■ **Information shown**
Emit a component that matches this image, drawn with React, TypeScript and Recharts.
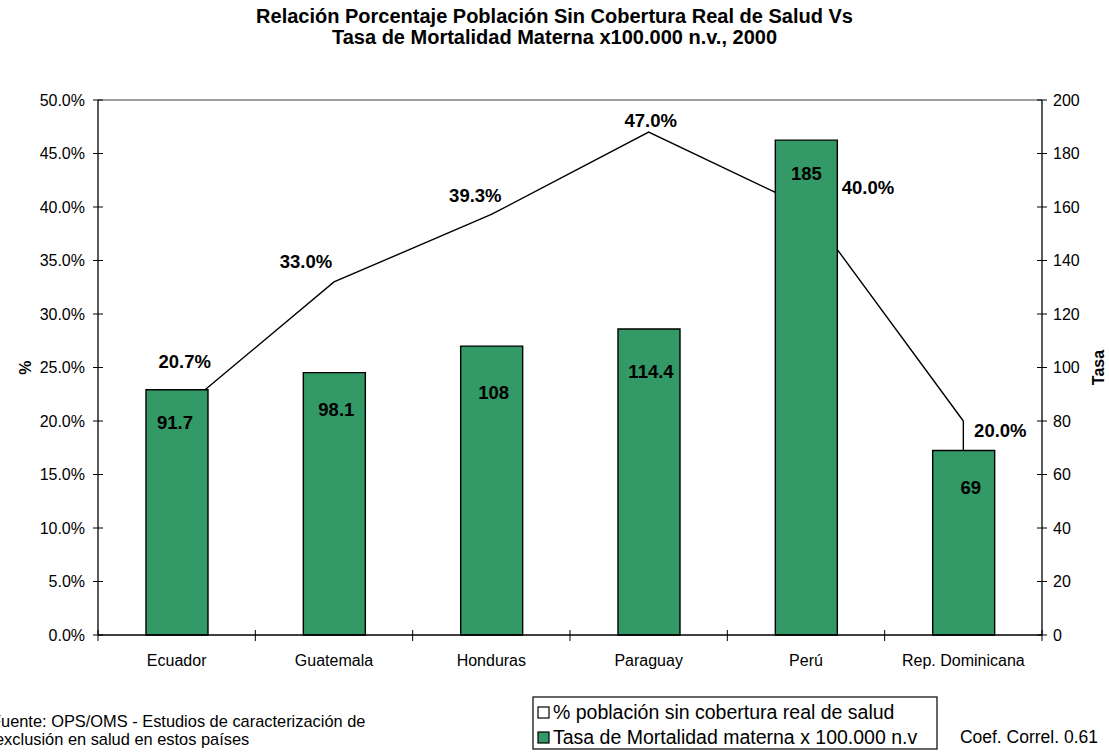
import {
  Bar,
  ComposedChart,
  LabelList,
  Line,
  ReferenceLine,
  XAxis,
  YAxis
} from "recharts";

const paises = ["Ecuador", "Guatemala", "Honduras", "Paraguay", "Perú", "Rep. Dominicana"];
const sinCobertura = [20.7, 33.0, 39.3, 47.0, 40.0, 20.0];
const mortalidad = [91.7, 98.1, 108, 114.4, 185, 69];
const pctTicks = [0, 5, 10, 15, 20, 25, 30, 35, 40, 45, 50];
const tasaTicks = [0, 20, 40, 60, 80, 100, 120, 140, 160, 180, 200];

// manual label placement, like the hand-moved labels in the original sheet
const lineLabelOffset: [number, number][] = [
  [8, -52],
  [-28, -21],
  [-16, -19],
  [2, -12],
  [62, -20],
  [37, 9]
];
const barLabelOffset: [number, number][] = [
  [-2, 33],
  [2, 37],
  [2, 46],
  [2, 42],
  [0, 33],
  [7, 37]
];

const W = 1109;
const H = 754;
const LEFT = 98;
const RIGHT = 67;
const TOP = 100;
const BOTTOM = 119;
const BAND = (W - LEFT - RIGHT) / paises.length;
const FONT = "'Liberation Sans', Arial, Helvetica, sans-serif";
const GREEN = "#339966";

const rows = paises.map((pais, i) => ({
  pais,
  pct: sinCobertura[i],
  tasa: mortalidad[i]
}));

function CategoryTick(props: any) {
  const { x, y, payload, index } = props;
  const left = x - BAND / 2;
  return (
    <g>
      <line x1={left} y1={y - 5} x2={left} y2={y + 6} stroke="#000" />
      {index === paises.length - 1 && (
        <line x1={left + BAND} y1={y - 5} x2={left + BAND} y2={y + 6} stroke="#000" />
      )}
      <text x={x} y={y + 31} textAnchor="middle" fontSize={16} fill="#000" fontFamily={FONT}>
        {payload.value}
      </text>
    </g>
  );
}

function PctTick(props: any) {
  const { x, y, payload } = props;
  return (
    <g>
      <line x1={x - 5} y1={y} x2={x + 5} y2={y} stroke="#000" />
      <text x={x - 13} y={y} dy="0.36em" textAnchor="end" fontSize={16} fill="#000" fontFamily={FONT}>
        {`${Number(payload.value).toFixed(1)}%`}
      </text>
    </g>
  );
}

function TasaTick(props: any) {
  const { x, y, payload } = props;
  return (
    <g>
      <line x1={x - 5} y1={y} x2={x + 5} y2={y} stroke="#000" />
      <text x={x + 11} y={y} dy="0.36em" textAnchor="start" fontSize={16} fill="#000" fontFamily={FONT}>
        {payload.value}
      </text>
    </g>
  );
}

function LineValueLabel(props: any) {
  const { x, y, value, index } = props;
  const [dx, dy] = lineLabelOffset[index];
  return (
    <text
      x={x + dx}
      y={y + dy}
      dy="0.36em"
      textAnchor="middle"
      fontSize={18.5}
      fontWeight="bold"
      fill="#000"
      fontFamily={FONT}
    >
      {`${Number(value).toFixed(1)}%`}
    </text>
  );
}

function BarValueLabel(props: any) {
  const { x, y, width, value, index } = props;
  const [dx, dy] = barLabelOffset[index];
  return (
    <text
      x={x + width / 2 + dx}
      y={y + dy}
      dy="0.36em"
      textAnchor="middle"
      fontSize={18.5}
      fontWeight="bold"
      fill="#000"
      fontFamily={FONT}
    >
      {String(value)}
    </text>
  );
}

export default function App() {
  const midY = TOP + (H - TOP - BOTTOM) / 2;
  const last = paises.length - 1;
  return (
    <div style={{ position: "absolute", left: 0, top: 0, width: W, height: H, background: "#fff" }}>
      <ComposedChart
        width={W}
        height={H}
        data={rows}
        margin={{ top: TOP, right: 0, bottom: 0, left: 0 }}
      >
        <XAxis
          dataKey="pais"
          height={BOTTOM}
          axisLine={{ stroke: "#000", strokeWidth: 1.3 }}
          tickLine={false}
          tickSize={0}
          tickMargin={0}
          interval={0}
          tick={<CategoryTick />}
        />
        <YAxis
          yAxisId="pct"
          width={LEFT}
          domain={[0, 50]}
          ticks={pctTicks}
          interval={0}
          axisLine={{ stroke: "#000", strokeWidth: 1.3 }}
          tickLine={false}
          tickSize={0}
          tickMargin={0}
          tick={<PctTick />}
        />
        <YAxis
          yAxisId="tasa"
          orientation="right"
          width={RIGHT}
          domain={[0, 200]}
          ticks={tasaTicks}
          interval={0}
          axisLine={{ stroke: "#000", strokeWidth: 1.3 }}
          tickLine={false}
          tickSize={0}
          tickMargin={0}
          tick={<TasaTick />}
        />
        <ReferenceLine yAxisId="pct" y={50} stroke="#808080" strokeWidth={1.3} />
        {/* short drop line on the last point, only visible above its bar */}
        <ReferenceLine
          yAxisId="pct"
          segment={[
            { x: paises[last], y: sinCobertura[last] },
            { x: paises[last], y: 0 }
          ]}
          stroke="#000"
          strokeWidth={1.4}
          zIndex={250}
        />
        <Line
          yAxisId="pct"
          dataKey="pct"
          type="linear"
          stroke="#000"
          strokeWidth={1.4}
          dot={false}
          activeDot={false}
          zIndex={250}
          isAnimationActive={false}
        />
        <Bar
          yAxisId="tasa"
          dataKey="tasa"
          barSize={62}
          fill={GREEN}
          stroke="#000"
          strokeWidth={1.4}
          isAnimationActive={false}
        >
          <LabelList dataKey="tasa" content={<BarValueLabel />} />
        </Bar>
        <Line
          yAxisId="pct"
          dataKey="pct"
          stroke="none"
          dot={false}
          activeDot={false}
          legendType="none"
          isAnimationActive={false}
        >
          <LabelList dataKey="pct" content={<LineValueLabel />} />
        </Line>
      </ComposedChart>

      <svg
        width={W}
        height={H}
        style={{ position: "absolute", left: 0, top: 0, pointerEvents: "none" }}
        fontFamily={FONT}
      >
        <text x={W / 2} y={23} textAnchor="middle" fontSize={20} fontWeight="bold">
          Relación Porcentaje Población Sin Cobertura Real de Salud Vs
        </text>
        <text x={W / 2} y={44} textAnchor="middle" fontSize={20} fontWeight="bold">
          Tasa de Mortalidad Materna x100.000 n.v., 2000
        </text>

        <text
          x={25}
          y={midY}
          transform={`rotate(-90 25 ${midY})`}
          textAnchor="middle"
          dy="0.36em"
          fontSize={16}
          fontWeight="bold"
        >
          %
        </text>
        <text
          x={1098}
          y={midY}
          transform={`rotate(-90 1098 ${midY})`}
          textAnchor="middle"
          dy="0.36em"
          fontSize={16}
          fontWeight="bold"
        >
          Tasa
        </text>

        <text x={-9} y={727} fontSize={16.4}>
          Fuente: OPS/OMS - Estudios de caracterización de
        </text>
        <text x={-5} y={745} fontSize={16.4}>
          exclusión en salud en estos países
        </text>

        <rect x={533} y={697} width={404} height={52} fill="#fff" stroke="#000" strokeWidth={1.2} />
        <rect x={538} y={707} width={11} height={11} fill="#fff" stroke="#000" strokeWidth={1.2} />
        <text x={553} y={719} fontSize={19.5}>
          % población sin cobertura real de salud
        </text>
        <rect x={538} y={732} width={11} height={11} fill={GREEN} stroke="#000" strokeWidth={1.2} />
        <text x={553} y={744} fontSize={19.5}>
          Tasa de Mortalidad materna x 100.000 n.v
        </text>

        <text x={1098} y={743} textAnchor="end" fontSize={17.5}>
          Coef. Correl. 0.61
        </text>
      </svg>
    </div>
  );
}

■ **Directions**
Copy nothing but the lines from the top of the data down to the line containing "160, 180, 200];", and leave the pictures out.

■ **Answer to the problem**
Emit a component that matches this image, drawn with React, TypeScript and Recharts.
import {
  Bar,
  ComposedChart,
  LabelList,
  Line,
  ReferenceLine,
  XAxis,
  YAxis
} from "recharts";

const paises = ["Ecuador", "Guatemala", "Honduras", "Paraguay", "Perú", "Rep. Dominicana"];
const sinCobertura = [20.7, 33.0, 39.3, 47.0, 40.0, 20.0];
const mortalidad = [91.7, 98.1, 108, 114.4, 185, 69];
const pctTicks = [0, 5, 10, 15, 20, 25, 30, 35, 40, 45, 50];
const tasaTicks = [0, 20, 40, 60, 80, 100, 120, 140, 160, 180, 200];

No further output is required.